2. National Revolutionary Army’s Forced Conscription
The Chinese Civil War is considered one of the most brutal civil wars in history, especially since its only interruption was the Second Sino-Japanese War when the Guomindang (Chinese Nationalist Party) and the Chinese Communist Party formed the Second United Front against Japan. The issue of forced conscription by the National Revolutionary Army was a hallmark of the Guomindang’s National Revolutionary Army. They would enter villages and order the men of the village to form lines which they would proceed to bind together with ropes and cords and force them to march; it was not at all unusual for the National Revolutionary Army to force children into their ranks. During the conscription period, a large number of troops died because of drowning, exhaustion, and asphyxiation because of how they were tied together. The brutal methods of recruiting soldiers are generally believed to be major contributing factors to the Nationalists’ defeat and flight to Taiwan.

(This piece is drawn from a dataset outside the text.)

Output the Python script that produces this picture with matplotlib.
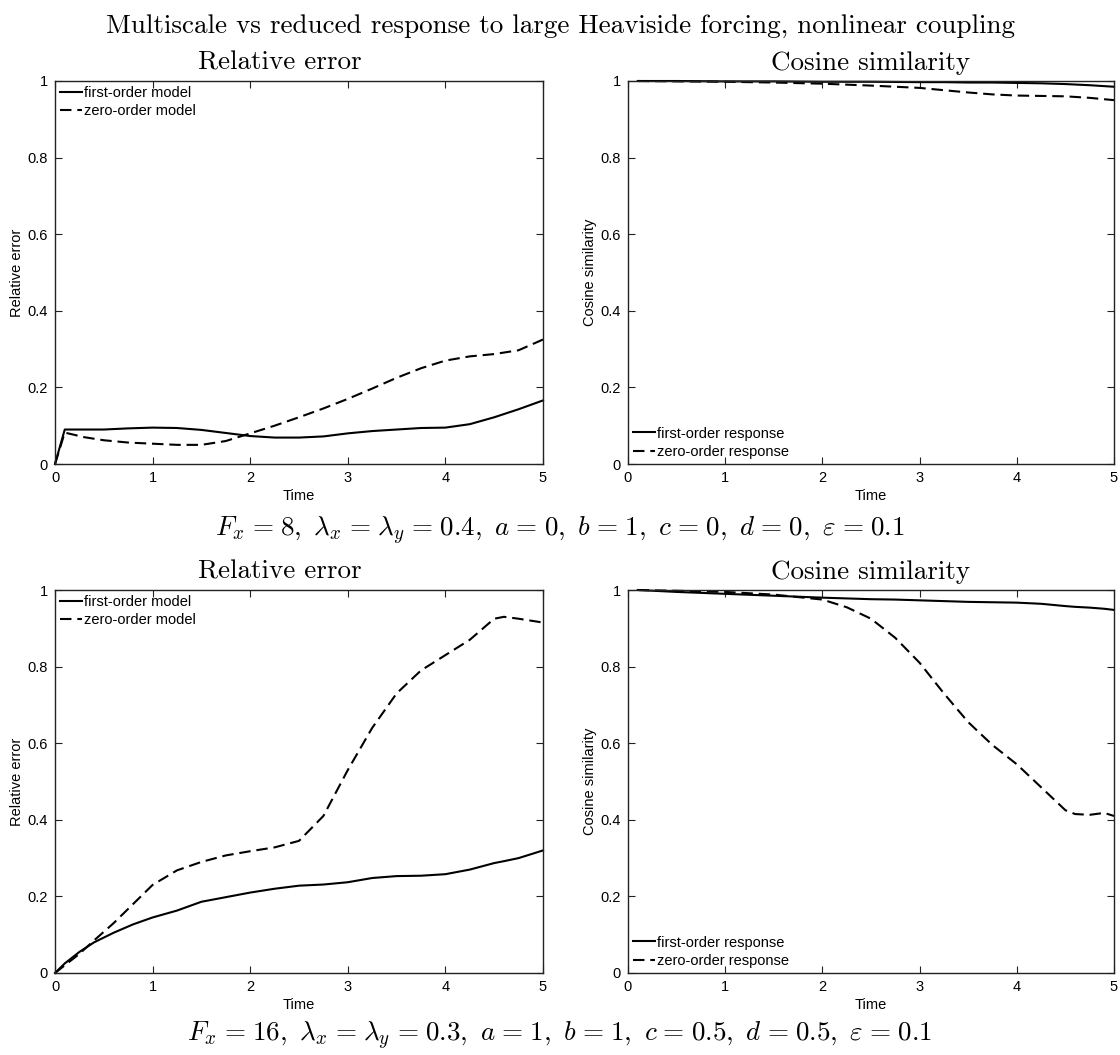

1. Support For The Heroin Trade
In most cases, governments across the world do what they can to try and hinder the drug trade, particularly for opiates like heroin. Myanmar, a country in Southeast Asia and major production zone within the Golden Triangle, is not your average government. The Republic of the Union of Myanmar does not officially condone the production and trafficking of narcotics, but they have intentionally neglected to hinder the United Wa State Army from participating in this trade. The government of Myanmar has done this to displace many ethnic groups which live within the minority-majority states in their eastern half. On top of simply allowing the United Wa State Army to function against their regional ethnic enemies, the Tatmadaw, the military of Myanmar, has given some assistance. At times, the Tatmadaw has served as the vehicle through which drug smuggling, arms running, and human trafficking take place. This began during the military regime of the State Peace and Development Council but has continued into the democratic era.